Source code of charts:
— begin —

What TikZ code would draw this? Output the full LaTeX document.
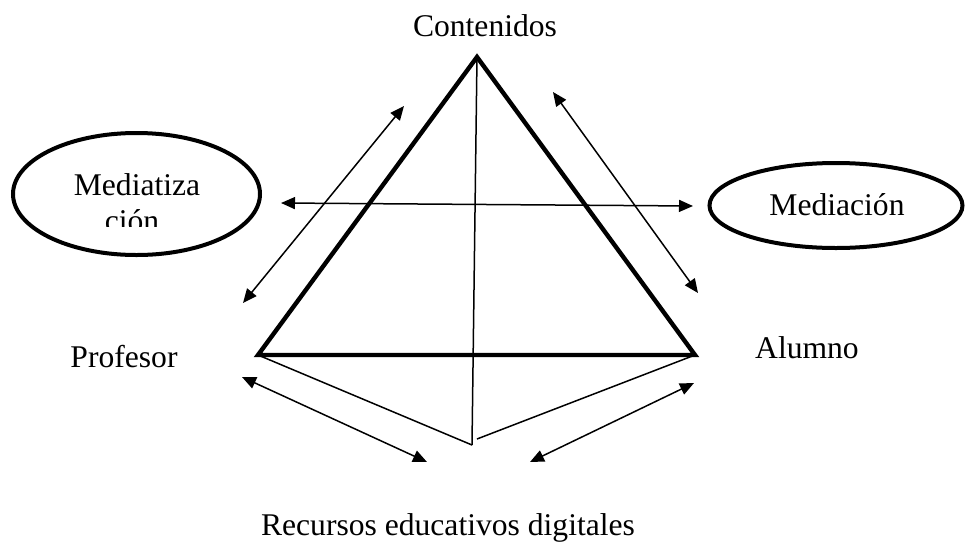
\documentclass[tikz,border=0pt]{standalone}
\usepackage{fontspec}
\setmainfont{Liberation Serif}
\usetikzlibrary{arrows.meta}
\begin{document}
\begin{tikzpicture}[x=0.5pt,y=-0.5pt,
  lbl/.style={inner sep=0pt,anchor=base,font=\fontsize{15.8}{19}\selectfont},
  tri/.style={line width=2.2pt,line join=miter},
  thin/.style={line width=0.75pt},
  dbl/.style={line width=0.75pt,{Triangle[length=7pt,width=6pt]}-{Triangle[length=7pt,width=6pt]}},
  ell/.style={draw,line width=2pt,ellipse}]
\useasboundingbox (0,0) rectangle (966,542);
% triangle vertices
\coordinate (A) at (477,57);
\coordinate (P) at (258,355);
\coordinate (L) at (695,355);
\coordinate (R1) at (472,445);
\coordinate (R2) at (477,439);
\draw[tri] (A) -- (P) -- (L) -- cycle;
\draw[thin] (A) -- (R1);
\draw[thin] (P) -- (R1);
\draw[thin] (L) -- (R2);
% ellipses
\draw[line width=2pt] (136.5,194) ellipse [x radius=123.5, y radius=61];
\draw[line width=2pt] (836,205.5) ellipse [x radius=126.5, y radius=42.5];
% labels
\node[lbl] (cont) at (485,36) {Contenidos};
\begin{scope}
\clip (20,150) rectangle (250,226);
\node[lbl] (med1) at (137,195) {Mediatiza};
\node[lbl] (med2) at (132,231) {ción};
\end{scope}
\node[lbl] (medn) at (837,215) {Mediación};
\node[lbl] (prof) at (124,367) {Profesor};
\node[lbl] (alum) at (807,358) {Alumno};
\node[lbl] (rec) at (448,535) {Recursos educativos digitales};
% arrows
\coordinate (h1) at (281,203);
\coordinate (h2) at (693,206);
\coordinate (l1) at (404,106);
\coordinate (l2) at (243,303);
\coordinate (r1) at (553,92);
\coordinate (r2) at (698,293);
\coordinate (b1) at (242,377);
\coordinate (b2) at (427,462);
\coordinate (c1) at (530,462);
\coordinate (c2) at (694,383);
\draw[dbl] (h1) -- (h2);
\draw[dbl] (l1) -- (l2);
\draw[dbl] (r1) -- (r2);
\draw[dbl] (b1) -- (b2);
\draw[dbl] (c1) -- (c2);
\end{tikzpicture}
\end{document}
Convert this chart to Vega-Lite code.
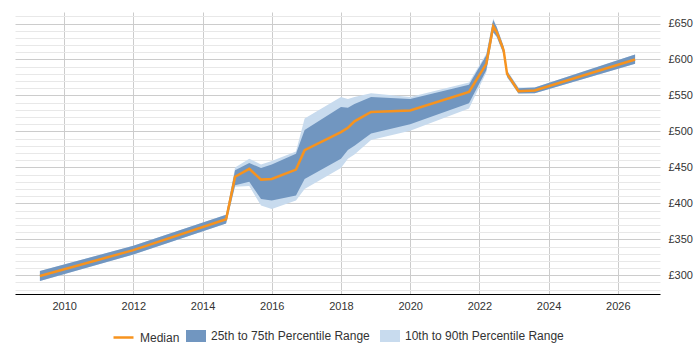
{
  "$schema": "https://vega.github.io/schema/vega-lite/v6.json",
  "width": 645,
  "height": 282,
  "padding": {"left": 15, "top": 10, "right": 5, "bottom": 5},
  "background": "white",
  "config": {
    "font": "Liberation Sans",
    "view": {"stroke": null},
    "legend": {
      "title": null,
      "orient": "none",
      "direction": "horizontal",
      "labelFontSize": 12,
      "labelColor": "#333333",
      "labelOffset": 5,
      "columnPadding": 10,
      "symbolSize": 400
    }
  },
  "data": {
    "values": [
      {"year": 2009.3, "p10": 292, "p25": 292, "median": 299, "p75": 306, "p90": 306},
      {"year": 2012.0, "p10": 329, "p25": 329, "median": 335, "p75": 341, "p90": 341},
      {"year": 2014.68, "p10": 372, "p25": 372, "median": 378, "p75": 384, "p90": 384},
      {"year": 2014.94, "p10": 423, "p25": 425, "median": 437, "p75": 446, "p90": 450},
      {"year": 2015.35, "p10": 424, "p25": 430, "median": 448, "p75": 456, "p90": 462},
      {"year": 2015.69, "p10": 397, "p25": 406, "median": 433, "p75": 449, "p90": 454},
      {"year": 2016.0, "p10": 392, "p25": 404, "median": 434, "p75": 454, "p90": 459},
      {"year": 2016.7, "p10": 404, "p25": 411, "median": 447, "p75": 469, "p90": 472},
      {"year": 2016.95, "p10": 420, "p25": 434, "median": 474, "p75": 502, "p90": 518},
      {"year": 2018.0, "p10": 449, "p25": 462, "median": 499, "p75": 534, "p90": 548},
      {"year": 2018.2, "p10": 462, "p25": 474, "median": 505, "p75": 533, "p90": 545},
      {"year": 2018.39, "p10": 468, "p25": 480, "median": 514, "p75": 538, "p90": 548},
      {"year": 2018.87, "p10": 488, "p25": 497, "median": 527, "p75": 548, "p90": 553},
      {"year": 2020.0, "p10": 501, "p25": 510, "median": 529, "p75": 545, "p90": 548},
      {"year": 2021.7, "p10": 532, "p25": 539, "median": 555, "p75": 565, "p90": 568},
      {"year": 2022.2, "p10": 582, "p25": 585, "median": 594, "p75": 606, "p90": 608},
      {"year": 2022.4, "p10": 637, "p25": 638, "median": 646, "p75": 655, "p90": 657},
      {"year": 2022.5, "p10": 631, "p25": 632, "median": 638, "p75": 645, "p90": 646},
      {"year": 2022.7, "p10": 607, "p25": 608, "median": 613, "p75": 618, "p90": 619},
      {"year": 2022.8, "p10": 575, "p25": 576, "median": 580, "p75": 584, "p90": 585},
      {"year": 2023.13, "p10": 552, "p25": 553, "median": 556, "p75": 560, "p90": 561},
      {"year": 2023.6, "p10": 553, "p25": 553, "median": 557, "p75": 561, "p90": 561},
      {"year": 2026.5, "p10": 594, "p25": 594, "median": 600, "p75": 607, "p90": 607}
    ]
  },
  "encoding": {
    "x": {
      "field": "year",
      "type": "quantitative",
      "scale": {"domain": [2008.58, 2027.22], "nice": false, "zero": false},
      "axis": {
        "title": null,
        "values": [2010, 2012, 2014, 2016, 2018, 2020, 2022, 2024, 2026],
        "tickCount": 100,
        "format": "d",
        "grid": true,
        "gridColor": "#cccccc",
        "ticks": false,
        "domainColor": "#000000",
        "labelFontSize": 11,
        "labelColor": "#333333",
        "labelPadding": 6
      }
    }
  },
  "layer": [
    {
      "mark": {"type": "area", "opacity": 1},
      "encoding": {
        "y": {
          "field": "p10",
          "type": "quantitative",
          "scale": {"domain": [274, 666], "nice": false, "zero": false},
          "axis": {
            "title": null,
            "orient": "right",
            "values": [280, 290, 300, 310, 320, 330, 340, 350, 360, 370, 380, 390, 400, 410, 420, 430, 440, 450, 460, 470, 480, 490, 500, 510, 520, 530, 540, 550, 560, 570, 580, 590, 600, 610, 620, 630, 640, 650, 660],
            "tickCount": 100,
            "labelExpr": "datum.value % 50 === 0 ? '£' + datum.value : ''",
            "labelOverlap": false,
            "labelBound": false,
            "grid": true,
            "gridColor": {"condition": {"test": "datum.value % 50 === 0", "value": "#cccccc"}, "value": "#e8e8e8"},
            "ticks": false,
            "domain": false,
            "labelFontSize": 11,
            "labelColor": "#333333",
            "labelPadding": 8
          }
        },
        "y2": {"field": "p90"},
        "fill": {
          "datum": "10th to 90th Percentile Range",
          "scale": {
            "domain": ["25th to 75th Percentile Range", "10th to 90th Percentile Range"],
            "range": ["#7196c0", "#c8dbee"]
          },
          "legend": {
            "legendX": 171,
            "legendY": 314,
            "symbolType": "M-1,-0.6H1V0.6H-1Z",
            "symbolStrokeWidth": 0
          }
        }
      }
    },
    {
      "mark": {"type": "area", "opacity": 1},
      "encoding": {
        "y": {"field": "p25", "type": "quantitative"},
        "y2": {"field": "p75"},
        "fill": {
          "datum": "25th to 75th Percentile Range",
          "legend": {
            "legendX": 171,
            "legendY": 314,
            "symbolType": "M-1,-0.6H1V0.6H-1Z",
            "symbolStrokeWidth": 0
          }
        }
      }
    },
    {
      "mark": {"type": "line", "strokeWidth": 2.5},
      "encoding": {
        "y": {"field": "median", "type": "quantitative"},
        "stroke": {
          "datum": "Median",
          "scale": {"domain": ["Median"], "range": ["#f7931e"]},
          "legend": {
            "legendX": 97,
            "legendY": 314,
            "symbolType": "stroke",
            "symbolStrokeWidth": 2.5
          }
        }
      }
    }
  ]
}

— end —
— begin —

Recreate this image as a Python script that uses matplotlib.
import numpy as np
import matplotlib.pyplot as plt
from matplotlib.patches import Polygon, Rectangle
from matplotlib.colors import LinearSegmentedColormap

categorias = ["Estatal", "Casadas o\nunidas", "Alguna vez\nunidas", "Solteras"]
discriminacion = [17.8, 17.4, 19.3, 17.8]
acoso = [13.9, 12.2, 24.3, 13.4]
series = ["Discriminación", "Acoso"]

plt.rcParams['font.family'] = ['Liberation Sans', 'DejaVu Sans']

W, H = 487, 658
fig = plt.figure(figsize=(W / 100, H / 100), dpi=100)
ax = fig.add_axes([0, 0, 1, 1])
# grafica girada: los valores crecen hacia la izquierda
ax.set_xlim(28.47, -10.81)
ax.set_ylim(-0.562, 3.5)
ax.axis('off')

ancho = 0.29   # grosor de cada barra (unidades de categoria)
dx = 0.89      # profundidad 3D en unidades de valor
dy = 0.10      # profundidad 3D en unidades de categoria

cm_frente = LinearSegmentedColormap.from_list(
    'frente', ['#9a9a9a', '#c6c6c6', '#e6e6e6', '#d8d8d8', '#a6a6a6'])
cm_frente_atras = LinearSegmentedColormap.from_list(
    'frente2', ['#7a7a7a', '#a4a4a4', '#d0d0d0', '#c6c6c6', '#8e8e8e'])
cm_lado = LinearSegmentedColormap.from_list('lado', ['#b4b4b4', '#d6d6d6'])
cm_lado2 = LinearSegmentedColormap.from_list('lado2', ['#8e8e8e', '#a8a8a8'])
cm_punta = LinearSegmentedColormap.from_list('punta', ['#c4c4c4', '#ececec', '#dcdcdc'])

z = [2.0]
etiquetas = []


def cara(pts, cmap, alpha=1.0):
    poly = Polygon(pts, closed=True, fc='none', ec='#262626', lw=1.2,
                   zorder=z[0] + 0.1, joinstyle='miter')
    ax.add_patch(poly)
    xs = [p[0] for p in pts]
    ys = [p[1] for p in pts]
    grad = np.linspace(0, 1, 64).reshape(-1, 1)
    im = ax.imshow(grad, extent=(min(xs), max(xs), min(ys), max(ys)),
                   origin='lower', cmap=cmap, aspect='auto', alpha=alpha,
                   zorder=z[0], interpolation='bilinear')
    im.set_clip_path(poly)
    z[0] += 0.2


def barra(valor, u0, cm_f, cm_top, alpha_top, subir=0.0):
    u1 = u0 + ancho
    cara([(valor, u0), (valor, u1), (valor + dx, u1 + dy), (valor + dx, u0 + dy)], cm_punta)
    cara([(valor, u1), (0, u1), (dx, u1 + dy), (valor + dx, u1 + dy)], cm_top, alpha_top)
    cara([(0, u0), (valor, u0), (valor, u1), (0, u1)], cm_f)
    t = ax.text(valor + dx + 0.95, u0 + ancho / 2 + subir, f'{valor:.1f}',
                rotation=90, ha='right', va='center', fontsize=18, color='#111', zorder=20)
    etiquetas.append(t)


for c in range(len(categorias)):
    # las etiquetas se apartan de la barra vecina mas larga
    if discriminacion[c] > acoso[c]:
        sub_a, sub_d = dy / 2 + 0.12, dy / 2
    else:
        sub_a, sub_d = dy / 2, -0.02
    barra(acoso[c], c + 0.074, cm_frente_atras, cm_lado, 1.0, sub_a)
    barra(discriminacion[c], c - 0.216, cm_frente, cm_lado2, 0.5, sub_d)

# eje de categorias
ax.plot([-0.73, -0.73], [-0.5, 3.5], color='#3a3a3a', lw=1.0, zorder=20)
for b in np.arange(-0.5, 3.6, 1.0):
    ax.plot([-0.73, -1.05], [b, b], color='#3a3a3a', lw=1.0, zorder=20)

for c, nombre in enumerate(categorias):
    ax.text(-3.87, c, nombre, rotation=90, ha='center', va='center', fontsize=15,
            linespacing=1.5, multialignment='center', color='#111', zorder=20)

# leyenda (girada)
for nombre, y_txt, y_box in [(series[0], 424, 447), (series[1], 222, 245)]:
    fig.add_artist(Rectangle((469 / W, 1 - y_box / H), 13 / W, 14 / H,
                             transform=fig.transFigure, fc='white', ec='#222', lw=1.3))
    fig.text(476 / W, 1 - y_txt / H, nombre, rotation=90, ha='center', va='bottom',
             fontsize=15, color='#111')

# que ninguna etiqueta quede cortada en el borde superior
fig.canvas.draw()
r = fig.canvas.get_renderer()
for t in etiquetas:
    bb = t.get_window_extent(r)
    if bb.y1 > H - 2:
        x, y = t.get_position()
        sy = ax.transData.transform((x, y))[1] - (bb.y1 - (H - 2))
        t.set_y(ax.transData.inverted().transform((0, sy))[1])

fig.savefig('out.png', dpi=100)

— end —

> Exercise directions
List the lines that contain the word "matplotlib".

> Reply to the task
Recreate this image as a Python script that uses matplotlib.
import matplotlib.pyplot as plt
from matplotlib.patches import Polygon, Rectangle
from matplotlib.colors import LinearSegmentedColormap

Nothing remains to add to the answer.